Once that is done, turn off the heat and turn your broiler up to high. Spray some oil over the top of the jackfruit and stick it under the broiler for up to 5 minutes until the jackfruit starts to look a little burnt in some spots. See the above video to see how it should look. Take it out, stir, and repeat the process at least 2 more times to get some good burnt parts on the jackfruit. This is annoying but totally fucking worth it. It makes the jackfruit have a much deeper and more savory taste. It’s basically the secret to the whole thing.
Serve warm or at room temperature on buns slathered with extra BBQ sauce, topped with sliced red onions, your favorite slaw, and some dill pickles slices.
Thanks so much for joining us here in The Broiler Room. Hopefully you guys are enjoying all this summer cookout food as much as I am.
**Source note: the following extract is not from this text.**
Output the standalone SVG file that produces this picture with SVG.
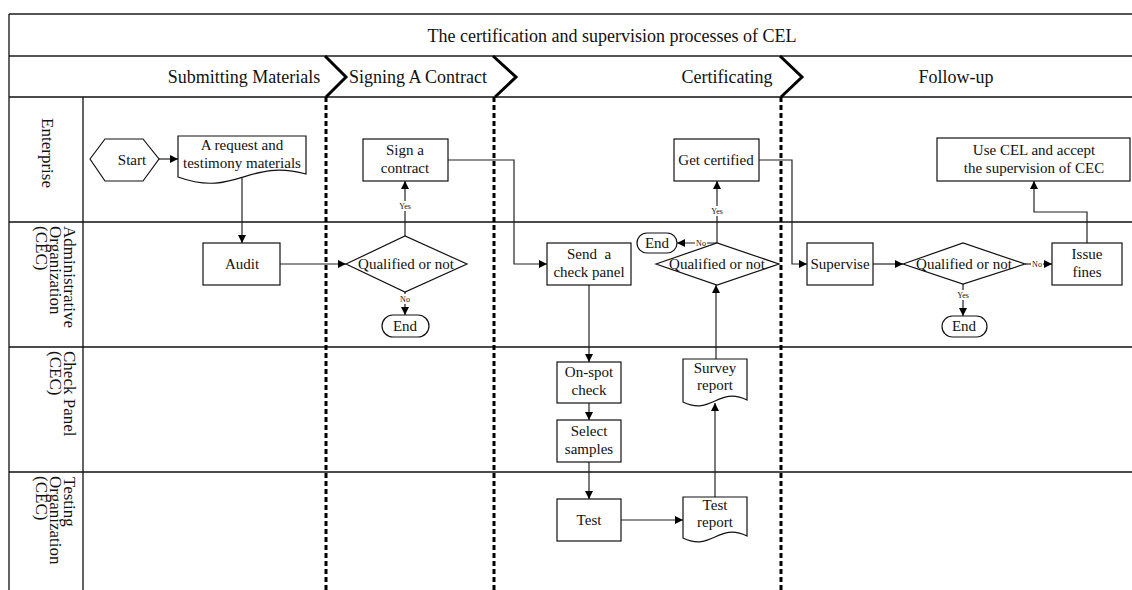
<svg xmlns="http://www.w3.org/2000/svg" width="1132" height="590" viewBox="0 0 1132 590">
<style>
text{font-family:"Liberation Serif","Times New Roman",serif;fill:#111}
.t{font-size:18px}
.n{font-size:15px;text-anchor:middle}
.lane{font-size:17px}
.lbl{font-size:8px;text-anchor:middle}
.box{fill:#fff;stroke:#111;stroke-width:1.2}
.frame{stroke:#111;stroke-width:1.3;fill:none}
.frame2{stroke:#555;stroke-width:1.8;fill:none}
.dot{stroke:#000;stroke-width:3;stroke-dasharray:5 3;fill:none}
.chev{stroke:#000;stroke-width:3;fill:none;stroke-linejoin:miter}
.c{stroke:#222;stroke-width:1.2;fill:none}
.ca{stroke:#222;stroke-width:1.2;fill:none;marker-end:url(#ah)}
.lb{fill:#fff}
</style>
<defs>
<marker id="ah" viewBox="0 0 10 10" refX="10" refY="5" markerUnits="userSpaceOnUse" markerWidth="9" markerHeight="8" orient="auto">
<path d="M0,0 L10,5 L0,10 z" fill="#000"/>
</marker>
</defs>
<rect width="1132" height="590" fill="#fff"/>

<g id="frame">
<path class="frame2" d="M9,14 H1132 M9,56 H1132"/>
<path class="frame" d="M9,14 V590 M9,97 H1132 M9,222 H1132 M9,347 H1132 M9,472 H1132 M83,97 V590"/>
<text class="t" x="612" y="42" text-anchor="middle">The certification and supervision processes of CEL</text>
</g>

<g id="phases">
<text class="t" x="244" y="83" text-anchor="middle">Submitting Materials</text>
<text class="t" x="418" y="83" text-anchor="middle">Signing A Contract</text>
<text class="t" x="727" y="83" text-anchor="middle">Certificating</text>
<text class="t" x="956" y="83" text-anchor="middle">Follow-up</text>
<path class="chev" d="M325,56 L346,77 L326,97"/>
<path class="chev" d="M493,56 L516,77 L495,97"/>
<path class="chev" d="M780,56 L802,77 L781,97"/>
<path class="dot" d="M326,97 V590 M494,97 V590 M781,97 V590"/>
</g>

<g id="lanes">
<text class="lane" transform="translate(42,153) rotate(90)" text-anchor="middle">Enterprise</text>
<text class="lane" transform="translate(64,226) rotate(90)">Administrative</text>
<text class="lane" transform="translate(50,226) rotate(90)">Organization</text>
<text class="lane" transform="translate(36,226) rotate(90)">(CEC)</text>
<text class="lane" transform="translate(64,351) rotate(90)">Check Panel</text>
<text class="lane" transform="translate(50,351) rotate(90)">(CEC)</text>
<text class="lane" transform="translate(64,477) rotate(90)">Testing</text>
<text class="lane" transform="translate(50,476) rotate(90)">Organization</text>
<text class="lane" transform="translate(36,476) rotate(90)">(CEC)</text>
</g>

<g id="connectors">
<path class="ca" d="M159,159 H178"/>
<path class="ca" d="M242,178 V243"/>
<path class="ca" d="M280,264 H346"/>
<path class="ca" d="M405,236 V181"/>
<path class="ca" d="M405,292 V315"/>
<path class="ca" d="M448,160 H514 V264 H547"/>
<path class="ca" d="M589,285 V362"/>
<path class="ca" d="M589,403 V420"/>
<path class="ca" d="M589,462 V499"/>
<path class="ca" d="M621,520 H683"/>
<path class="ca" d="M715,497 V403"/>
<path class="ca" d="M716,359 V285"/>
<path class="ca" d="M717,243 V181"/>
<path class="ca" d="M717,243 H677"/>
<path class="ca" d="M759,160 H792 V264 H807"/>
<path class="ca" d="M873,264 H903"/>
<path class="ca" d="M1025,264 H1052"/>
<path class="ca" d="M963,284 V316"/>
<path class="ca" d="M1087,243 V212 H1034 V181"/>
<rect class="lb" x="397" y="201" width="16" height="10"/>
<text class="lbl" x="405" y="209">Yes</text>
<rect class="lb" x="399" y="294" width="12" height="10"/>
<text class="lbl" x="405" y="302">No</text>
<rect class="lb" x="709" y="206" width="16" height="10"/>
<text class="lbl" x="717" y="214">Yes</text>
<rect class="lb" x="695" y="238" width="12" height="10"/>
<text class="lbl" x="701" y="246">No</text>
<rect class="lb" x="955" y="290" width="16" height="10"/>
<text class="lbl" x="963" y="298">Yes</text>
<rect class="lb" x="1031" y="259" width="12" height="10"/>
<text class="lbl" x="1037" y="267">No</text>
</g>

<g id="start">
<polygon class="box" points="90,159 105,139 143,139 159,159 143,181 105,181"/>
<text class="n" x="132" y="165">Start</text>
</g>
<g id="request">
<path class="box" d="M178,136 H306 V174 C248,158 236,198 178,177 Z"/>
<text class="n" x="242" y="150">A request and</text>
<text class="n" x="242" y="168">testimony materials</text>
</g>
<g id="audit">
<rect class="box" x="203" y="243" width="77" height="42"/>
<text class="n" x="242" y="269">Audit</text>
</g>
<g id="qualified1">
<polygon class="box" points="346,264 405,236 467,264 405,292"/>
<text class="n" x="406" y="269">Qualified or not</text>
</g>
<g id="end1">
<rect class="box" x="382" y="315" width="47" height="22" rx="11"/>
<text class="n" x="405" y="331">End</text>
</g>
<g id="sign">
<rect class="box" x="363" y="139" width="85" height="42"/>
<text class="n" x="405" y="155">Sign a</text>
<text class="n" x="405" y="173">contract</text>
</g>
<g id="sendpanel">
<rect class="box" x="547" y="243" width="84" height="42"/>
<text class="n" x="589" y="259" style="white-space:pre">Send  a</text>
<text class="n" x="589" y="277">check panel</text>
</g>
<g id="onspot">
<rect class="box" x="557" y="362" width="64" height="41"/>
<text class="n" x="589" y="377">On-spot</text>
<text class="n" x="589" y="395">check</text>
</g>
<g id="select">
<rect class="box" x="557" y="420" width="64" height="42"/>
<text class="n" x="589" y="436">Select</text>
<text class="n" x="589" y="454">samples</text>
</g>
<g id="test">
<rect class="box" x="557" y="499" width="64" height="42"/>
<text class="n" x="589" y="525">Test</text>
</g>
<g id="testreport">
<path class="box" d="M683,497 H747 V536 C718,522 712,552 683,538 Z"/>
<text class="n" x="715" y="510">Test</text>
<text class="n" x="715" y="527">report</text>
</g>
<g id="surveyreport">
<path class="box" d="M683,359 H747 V400 C718,386 712,416 683,402 Z"/>
<text class="n" x="715" y="373">Survey</text>
<text class="n" x="715" y="390">report</text>
</g>
<g id="qualified2">
<polygon class="box" points="656,264 717,243 779,264 717,285"/>
<text class="n" x="717" y="269">Qualified or not</text>
</g>
<g id="end2">
<rect class="box" x="637" y="233" width="40" height="20" rx="10"/>
<text class="n" x="657" y="248">End</text>
</g>
<g id="certified">
<rect class="box" x="674" y="139" width="85" height="42"/>
<text class="n" x="716" y="165">Get certified</text>
</g>
<g id="supervise">
<rect class="box" x="807" y="243" width="66" height="42"/>
<text class="n" x="840" y="269">Supervise</text>
</g>
<g id="qualified3">
<polygon class="box" points="903,264 963,243 1025,264 963,284"/>
<text class="n" x="964" y="269">Qualified or not</text>
</g>
<g id="end3">
<rect class="box" x="942" y="316" width="45" height="21" rx="10.5"/>
<text class="n" x="964" y="331">End</text>
</g>
<g id="fines">
<rect class="box" x="1052" y="243" width="70" height="42"/>
<text class="n" x="1087" y="259">Issue</text>
<text class="n" x="1087" y="277">fines</text>
</g>
<g id="usecel">
<rect class="box" x="937" y="138" width="193" height="43"/>
<text class="n" x="1034" y="155">Use CEL and accept</text>
<text class="n" x="1034" y="173">the supervision of CEC</text>
</g>
</svg>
If you’ve cooked with jackfruit before, I’d love to hear your favorite ways to serve it in the comments!
Thanks so much for adding all the info about jackfruit for rookies. I’ve been hesitant to try the jf recipes because of, well, ignorance. No longer.
I pretty much only use jackfruit for “pulled pork” type recipes, but try a pulled jackfruit pizza. 🤤 I like to cook the jackfruit in a dry rub, then for the pizza a bbq sauce base and the jackfruit, cook it, then add a coleslaw on top after it’s cooked.